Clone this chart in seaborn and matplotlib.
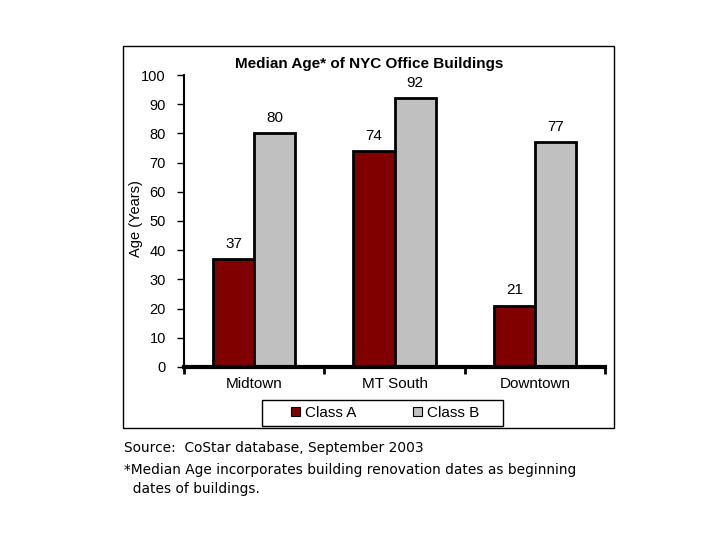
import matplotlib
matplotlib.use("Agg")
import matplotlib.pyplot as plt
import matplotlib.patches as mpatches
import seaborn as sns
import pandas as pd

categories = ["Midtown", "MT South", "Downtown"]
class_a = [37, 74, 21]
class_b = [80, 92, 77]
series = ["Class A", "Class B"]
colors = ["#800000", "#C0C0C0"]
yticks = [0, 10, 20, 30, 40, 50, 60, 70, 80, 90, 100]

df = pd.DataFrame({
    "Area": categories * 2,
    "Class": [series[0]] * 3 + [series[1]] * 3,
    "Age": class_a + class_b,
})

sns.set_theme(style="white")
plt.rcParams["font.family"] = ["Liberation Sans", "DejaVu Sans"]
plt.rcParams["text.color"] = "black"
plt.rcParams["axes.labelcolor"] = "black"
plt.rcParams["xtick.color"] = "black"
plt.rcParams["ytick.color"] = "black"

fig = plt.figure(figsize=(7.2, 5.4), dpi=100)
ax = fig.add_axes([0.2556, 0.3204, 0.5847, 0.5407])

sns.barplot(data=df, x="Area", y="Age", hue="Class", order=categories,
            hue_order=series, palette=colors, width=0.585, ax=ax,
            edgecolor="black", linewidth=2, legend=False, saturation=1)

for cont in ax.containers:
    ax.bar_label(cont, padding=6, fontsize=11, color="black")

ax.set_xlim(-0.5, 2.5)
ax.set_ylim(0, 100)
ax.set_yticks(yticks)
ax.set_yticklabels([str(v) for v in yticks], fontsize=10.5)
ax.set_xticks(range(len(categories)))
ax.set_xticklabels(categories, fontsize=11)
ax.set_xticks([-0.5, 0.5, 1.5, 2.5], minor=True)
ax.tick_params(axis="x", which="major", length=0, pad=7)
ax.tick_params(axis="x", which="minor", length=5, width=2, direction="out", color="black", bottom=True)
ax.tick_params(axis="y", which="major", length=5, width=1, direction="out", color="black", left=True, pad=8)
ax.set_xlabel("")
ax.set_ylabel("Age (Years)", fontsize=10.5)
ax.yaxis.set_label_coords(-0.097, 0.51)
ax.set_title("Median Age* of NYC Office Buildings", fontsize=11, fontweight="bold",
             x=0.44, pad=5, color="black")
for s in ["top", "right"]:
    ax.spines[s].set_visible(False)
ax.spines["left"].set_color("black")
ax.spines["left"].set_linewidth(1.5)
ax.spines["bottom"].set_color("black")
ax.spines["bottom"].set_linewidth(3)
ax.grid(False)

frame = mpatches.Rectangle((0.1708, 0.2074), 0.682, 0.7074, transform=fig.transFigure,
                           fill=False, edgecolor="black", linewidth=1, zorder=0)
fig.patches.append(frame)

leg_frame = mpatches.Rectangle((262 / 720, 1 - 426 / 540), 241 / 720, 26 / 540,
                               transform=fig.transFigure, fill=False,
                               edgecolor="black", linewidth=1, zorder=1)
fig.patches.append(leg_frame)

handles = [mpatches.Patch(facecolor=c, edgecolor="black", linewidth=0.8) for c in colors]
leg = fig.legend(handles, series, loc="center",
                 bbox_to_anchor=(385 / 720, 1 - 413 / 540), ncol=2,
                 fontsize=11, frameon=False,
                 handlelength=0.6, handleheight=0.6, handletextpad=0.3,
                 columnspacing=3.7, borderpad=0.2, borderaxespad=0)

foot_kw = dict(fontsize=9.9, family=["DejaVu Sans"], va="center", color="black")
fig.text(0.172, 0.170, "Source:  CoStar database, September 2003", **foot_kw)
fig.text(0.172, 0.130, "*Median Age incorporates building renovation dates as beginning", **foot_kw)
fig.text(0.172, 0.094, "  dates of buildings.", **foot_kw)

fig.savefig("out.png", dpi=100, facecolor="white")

--

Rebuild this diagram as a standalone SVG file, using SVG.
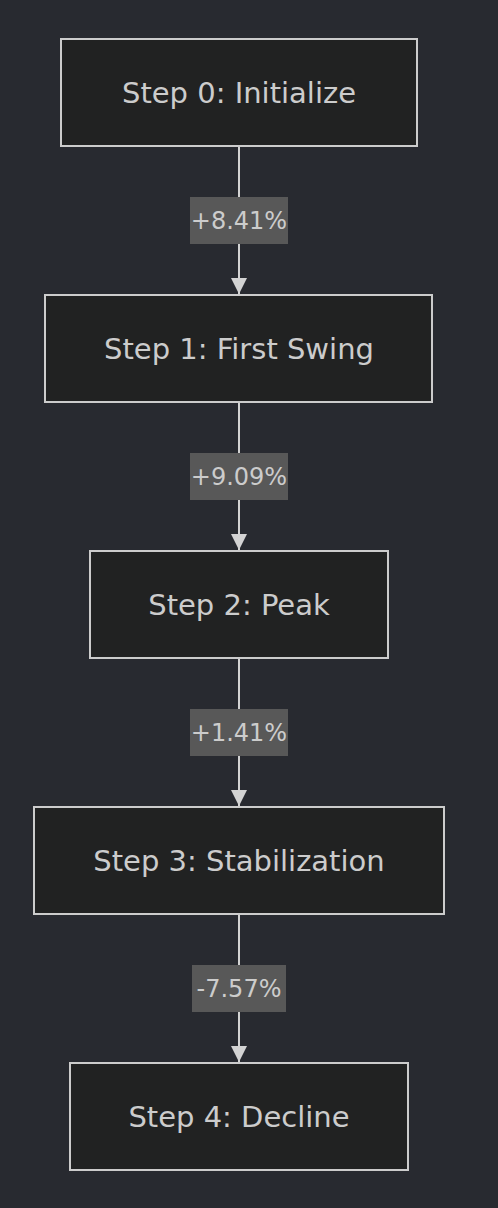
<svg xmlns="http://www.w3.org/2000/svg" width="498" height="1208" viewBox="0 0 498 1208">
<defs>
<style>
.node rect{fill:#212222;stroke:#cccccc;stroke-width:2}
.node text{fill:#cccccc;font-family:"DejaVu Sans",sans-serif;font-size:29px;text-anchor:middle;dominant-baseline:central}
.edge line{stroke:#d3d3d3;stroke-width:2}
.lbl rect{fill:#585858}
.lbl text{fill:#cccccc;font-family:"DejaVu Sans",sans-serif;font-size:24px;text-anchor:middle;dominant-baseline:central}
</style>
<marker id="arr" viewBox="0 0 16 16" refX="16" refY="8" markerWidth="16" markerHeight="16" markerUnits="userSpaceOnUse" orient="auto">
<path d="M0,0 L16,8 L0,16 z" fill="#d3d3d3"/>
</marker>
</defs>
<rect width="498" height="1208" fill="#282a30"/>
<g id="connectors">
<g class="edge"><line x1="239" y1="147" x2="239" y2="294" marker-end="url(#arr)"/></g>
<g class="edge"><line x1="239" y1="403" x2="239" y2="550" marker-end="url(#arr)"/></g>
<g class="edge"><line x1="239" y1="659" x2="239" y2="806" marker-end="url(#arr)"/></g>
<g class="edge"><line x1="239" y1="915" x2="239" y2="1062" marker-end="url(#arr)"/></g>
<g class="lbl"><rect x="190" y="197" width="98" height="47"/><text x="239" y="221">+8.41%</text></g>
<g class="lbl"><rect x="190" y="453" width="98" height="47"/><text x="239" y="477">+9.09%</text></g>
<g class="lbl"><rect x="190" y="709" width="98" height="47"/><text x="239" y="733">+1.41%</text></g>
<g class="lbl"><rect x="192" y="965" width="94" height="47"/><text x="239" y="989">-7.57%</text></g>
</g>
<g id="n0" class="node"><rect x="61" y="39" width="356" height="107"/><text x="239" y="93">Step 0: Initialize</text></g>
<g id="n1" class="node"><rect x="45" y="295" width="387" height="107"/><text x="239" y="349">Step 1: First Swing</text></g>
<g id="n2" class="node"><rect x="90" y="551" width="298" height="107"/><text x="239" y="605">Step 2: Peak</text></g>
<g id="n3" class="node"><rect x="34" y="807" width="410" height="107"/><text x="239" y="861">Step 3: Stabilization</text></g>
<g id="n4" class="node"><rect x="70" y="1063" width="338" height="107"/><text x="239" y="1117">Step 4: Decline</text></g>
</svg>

--

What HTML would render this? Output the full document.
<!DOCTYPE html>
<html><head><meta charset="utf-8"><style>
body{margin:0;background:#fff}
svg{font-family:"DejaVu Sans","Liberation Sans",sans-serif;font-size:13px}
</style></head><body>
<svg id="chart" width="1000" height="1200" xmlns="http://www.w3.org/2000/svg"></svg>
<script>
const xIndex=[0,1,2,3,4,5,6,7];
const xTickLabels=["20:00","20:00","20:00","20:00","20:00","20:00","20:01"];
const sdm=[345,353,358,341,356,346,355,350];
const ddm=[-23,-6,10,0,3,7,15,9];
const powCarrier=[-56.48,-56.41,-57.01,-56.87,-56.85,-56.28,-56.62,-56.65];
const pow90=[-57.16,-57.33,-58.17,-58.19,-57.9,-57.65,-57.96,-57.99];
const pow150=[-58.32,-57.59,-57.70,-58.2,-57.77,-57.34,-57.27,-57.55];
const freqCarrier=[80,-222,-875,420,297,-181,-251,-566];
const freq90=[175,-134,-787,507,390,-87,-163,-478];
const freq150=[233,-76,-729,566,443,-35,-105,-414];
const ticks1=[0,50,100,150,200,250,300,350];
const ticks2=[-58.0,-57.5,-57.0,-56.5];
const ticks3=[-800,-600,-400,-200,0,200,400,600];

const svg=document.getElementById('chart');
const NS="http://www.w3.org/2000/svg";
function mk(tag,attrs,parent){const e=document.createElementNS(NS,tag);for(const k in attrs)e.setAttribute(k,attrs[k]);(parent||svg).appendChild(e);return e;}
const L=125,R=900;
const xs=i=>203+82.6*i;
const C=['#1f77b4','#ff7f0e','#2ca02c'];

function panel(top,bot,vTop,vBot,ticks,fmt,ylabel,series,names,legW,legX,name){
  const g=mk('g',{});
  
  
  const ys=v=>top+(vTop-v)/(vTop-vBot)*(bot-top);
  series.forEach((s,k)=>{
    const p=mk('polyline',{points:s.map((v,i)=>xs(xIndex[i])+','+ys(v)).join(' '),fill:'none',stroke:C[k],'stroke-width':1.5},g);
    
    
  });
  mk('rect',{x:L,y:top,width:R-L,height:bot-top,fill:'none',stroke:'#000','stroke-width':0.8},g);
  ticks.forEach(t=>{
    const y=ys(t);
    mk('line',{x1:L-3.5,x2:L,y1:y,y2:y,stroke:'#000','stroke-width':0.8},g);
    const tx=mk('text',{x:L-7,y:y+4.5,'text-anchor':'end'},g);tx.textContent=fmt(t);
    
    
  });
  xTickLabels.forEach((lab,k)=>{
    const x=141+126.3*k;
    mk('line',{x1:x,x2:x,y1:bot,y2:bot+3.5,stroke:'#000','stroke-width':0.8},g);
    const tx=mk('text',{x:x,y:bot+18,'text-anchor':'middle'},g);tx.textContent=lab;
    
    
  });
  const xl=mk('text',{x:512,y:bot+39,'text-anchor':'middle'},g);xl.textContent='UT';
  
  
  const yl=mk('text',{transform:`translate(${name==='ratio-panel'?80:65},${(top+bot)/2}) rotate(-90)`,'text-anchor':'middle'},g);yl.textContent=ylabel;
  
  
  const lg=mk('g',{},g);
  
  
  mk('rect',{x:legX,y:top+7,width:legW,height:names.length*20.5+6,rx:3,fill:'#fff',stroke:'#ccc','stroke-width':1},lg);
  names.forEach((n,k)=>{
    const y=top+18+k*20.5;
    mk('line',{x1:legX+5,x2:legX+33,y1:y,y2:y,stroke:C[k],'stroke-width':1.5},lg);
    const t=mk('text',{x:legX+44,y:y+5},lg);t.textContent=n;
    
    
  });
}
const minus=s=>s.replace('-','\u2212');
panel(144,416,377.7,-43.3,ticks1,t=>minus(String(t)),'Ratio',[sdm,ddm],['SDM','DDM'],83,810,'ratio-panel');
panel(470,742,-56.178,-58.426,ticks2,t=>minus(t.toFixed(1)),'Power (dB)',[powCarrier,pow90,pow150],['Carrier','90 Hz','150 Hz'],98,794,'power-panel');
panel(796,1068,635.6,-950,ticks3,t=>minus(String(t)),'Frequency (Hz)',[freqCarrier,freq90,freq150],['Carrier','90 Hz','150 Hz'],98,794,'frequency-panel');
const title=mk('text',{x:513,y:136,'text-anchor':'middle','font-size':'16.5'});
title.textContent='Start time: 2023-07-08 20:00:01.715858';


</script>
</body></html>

**What you have to do:**
Reproduce, starting at the line containing "Clone this chart in seaborn and matplotlib." and stopping after the line containing "import pandas as pd", each of those lines exactly and no others; leave pictures out.

**Task response:**
Clone this chart in seaborn and matplotlib.
import matplotlib
matplotlib.use("Agg")
import matplotlib.pyplot as plt
import matplotlib.patches as mpatches
import seaborn as sns
import pandas as pd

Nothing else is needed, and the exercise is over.